What strategic pricing looks like
For a Tampa luxury condo seller, strategic pricing is usually a sequence, not a guess. It begins with same-building sold comps. Then it adjusts for stack, floor, view, parking, storage, and renovation level.
From there, the analysis should consider amenity tier and association health, including reserves, fees, insurance pressures, and assessments. Finally, the list price should be matched with a launch plan designed to create clarity and momentum in the opening window. This is the difference between pricing for attention and pricing for a result.
Avoid the two common pricing mistakes
The first mistake is pricing based on aspiration alone. Sellers understandably want to test the ceiling, especially when they own a standout residence. But luxury buyers tend to be well-informed, and if the number is disconnected from the most relevant evidence, the market often responds with silence rather than negotiation.
The second mistake is pricing too broadly from general condo data. Tampa’s overall condo numbers include many property types, ages, and quality levels. A luxury waterfront residence in a premier tower should be evaluated in its proper competitive set, where view lines, service levels, association quality, and finishing detail all carry more weight.

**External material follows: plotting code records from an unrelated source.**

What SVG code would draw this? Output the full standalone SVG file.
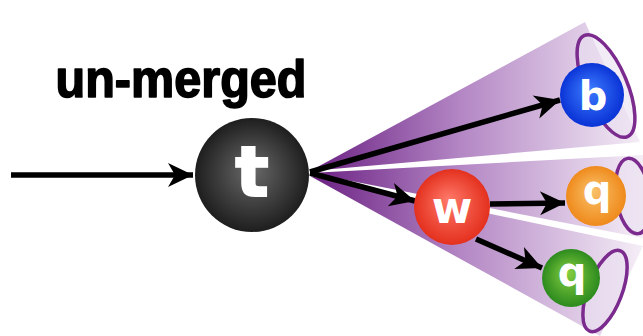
<svg xmlns="http://www.w3.org/2000/svg" width="643" height="336" viewBox="0 0 643 336">
  <style>
    .lbl { font-family: "DejaVu Sans", "Liberation Sans", sans-serif; font-weight: bold; fill: #ffffff; text-anchor: middle; }
    .edge { stroke: #000000; stroke-width: 5.5; fill: none; marker-end: url(#arr); }
    .jet { stroke: #7b2a8e; stroke-width: 3.5; fill: #eadff0; fill-opacity: 0.6; }
    .cone { fill: url(#coneG); }
  </style>
  <defs>
    <marker id="arr" markerUnits="userSpaceOnUse" markerWidth="30" markerHeight="30" viewBox="-1 -15 30 30" refX="25" refY="0" orient="auto" overflow="visible">
      <path d="M0,-12 L25,0 L0,12 L7,0 z" fill="#000000"/>
    </marker>
    <linearGradient id="coneG" gradientUnits="userSpaceOnUse" x1="310" y1="0" x2="643" y2="0">
      <stop offset="0" stop-color="#6a1f82"/>
      <stop offset="0.45" stop-color="#b386c4"/>
      <stop offset="1" stop-color="#f5eef7"/>
    </linearGradient>
    <radialGradient id="gT" cx="0.5" cy="0.5" r="0.5" fx="0.5" fy="0.45">
      <stop offset="0" stop-color="#6a6a6a"/>
      <stop offset="1" stop-color="#1e1e1e"/>
    </radialGradient>
    <radialGradient id="gB" cx="0.5" cy="0.5" r="0.5" fx="0.45" fy="0.4">
      <stop offset="0" stop-color="#3d7dff"/>
      <stop offset="1" stop-color="#0a33d6"/>
    </radialGradient>
    <radialGradient id="gW" cx="0.5" cy="0.5" r="0.5" fx="0.45" fy="0.4">
      <stop offset="0" stop-color="#ff7a6a"/>
      <stop offset="1" stop-color="#e4301e"/>
    </radialGradient>
    <radialGradient id="gO" cx="0.5" cy="0.5" r="0.5" fx="0.45" fy="0.4">
      <stop offset="0" stop-color="#f9c26a"/>
      <stop offset="1" stop-color="#ef8a1c"/>
    </radialGradient>
    <radialGradient id="gG" cx="0.5" cy="0.5" r="0.5" fx="0.45" fy="0.4">
      <stop offset="0" stop-color="#86cf40"/>
      <stop offset="1" stop-color="#2c8a1e"/>
    </radialGradient>
  </defs>

  <g id="cones">
    <polygon class="cone" points="310,171 585,22 640,142"/>
    <polygon class="cone" points="310,173 643,155 643,238"/>
    <polygon class="cone" points="310,176 643,246 600,336"/>
  </g>

  <g id="jets">
    <ellipse class="jet" cx="606" cy="86" rx="21" ry="55" transform="rotate(-23 606 86)"/>
    <ellipse class="jet" cx="633" cy="196" rx="17" ry="38" transform="rotate(-8 633 196)"/>
    <ellipse class="jet" cx="605" cy="291" rx="17" ry="43" transform="rotate(21 605 291)"/>
  </g>

  <text id="title" x="181" y="97" font-family="Liberation Sans, Arial, sans-serif" font-weight="bold" font-size="51" text-anchor="middle" fill="#000000" stroke="#000000" stroke-width="1.6" stroke-linejoin="round" textLength="251" lengthAdjust="spacingAndGlyphs">un-merged</text>

  <g id="connectors">
    <line class="edge" x1="11" y1="175" x2="193" y2="175"/>
    <line class="edge" x1="310" y1="172" x2="560" y2="100"/>
    <line class="edge" x1="310" y1="173" x2="415" y2="201"/>
    <line class="edge" x1="490" y1="204" x2="565" y2="203"/>
    <line class="edge" x1="476" y1="239" x2="542" y2="268"/>
  </g>

  <g id="t">
    <circle cx="252" cy="175" r="57" fill="url(#gT)"/>
    <text class="lbl" x="252" y="196" font-size="70" stroke="#ffffff" stroke-width="2">t</text>
  </g>
  <g id="w">
    <circle cx="452" cy="207" r="38" fill="url(#gW)"/>
    <text class="lbl" x="452" y="223" font-size="44">w</text>
  </g>
  <g id="b">
    <circle cx="592" cy="95" r="32" fill="url(#gB)"/>
    <text class="lbl" x="593" y="110" font-size="40">b</text>
  </g>
  <g id="q1">
    <circle cx="596" cy="196" r="30" fill="url(#gO)"/>
    <text class="lbl" x="597" y="204" font-size="40">q</text>
  </g>
  <g id="q2">
    <circle cx="571" cy="278" r="29" fill="url(#gG)"/>
    <text class="lbl" x="572" y="286" font-size="40">q</text>
  </g>
</svg>
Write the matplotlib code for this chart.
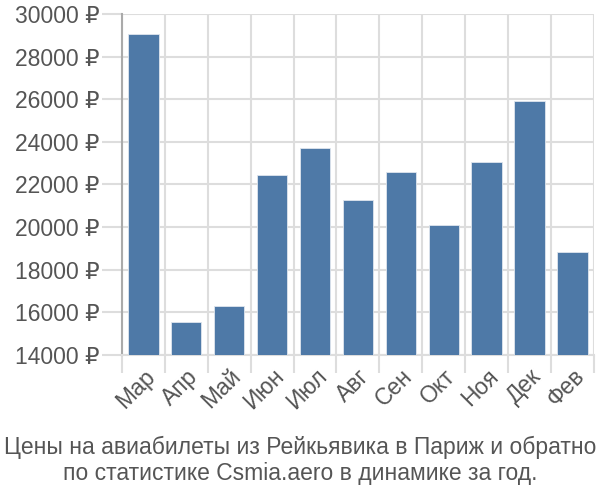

Why seller preparation still matters
Even the best pricing analysis works better when the residence is presented well. In luxury condo sales, buyers often make fast judgments about condition, upkeep, and value. Clean lines, strong photography, polished staging, and a disciplined pre-listing plan can help support the number the market is already prepared to accept.
That is especially true when inventory is mixed. If buyers are sorting between premium waterfront opportunities and older or less compelling alternatives, your condo needs to feel priced with purpose and presented with care. The combination can improve both showing quality and negotiating strength.
If you are considering selling a luxury condo in Tampa, strategic pricing deserves more than a quick estimate. A careful, building-specific analysis can help you enter the market with confidence and protect your position from the start. To schedule a private market consultation, connect with Greg Margliano.
FAQs
How should you price a luxury condo in Tampa?
- The strongest approach usually starts with recent sold comps in the same building, then adjusts for floor, view, layout, parking, storage, amenity tier, and association factors.
Why do Tampa luxury condo views affect pricing?
- In high-rise residences, bay, skyline, and unobstructed water views can place units into different value bands because buyers often pay more for superior outlook and natural light.
Do HOA fees and assessments matter when pricing a Tampa condo?
- Yes. Buyers in Florida are paying close attention to HOA dues, insurance costs, reserve funding, and special assessments, which can affect demand and willingness to pay.
Is the broader Tampa condo market the right benchmark for a luxury unit?
- Usually not. General condo data can be too broad, so a luxury condo should be compared first to similar units in the same tower or in closely comparable premium buildings.
Why is the first listing price so important for Tampa condo sellers?
- The first launch window often sets the tone for buyer interest, and an overpriced listing can lose momentum before the most qualified buyers act.
What helps support a strong luxury condo asking price in Tampa?
- Accurate pricing, polished presentation, strong photography, and a clear launch strategy can help buyers recognize value quickly and support a stronger negotiating position.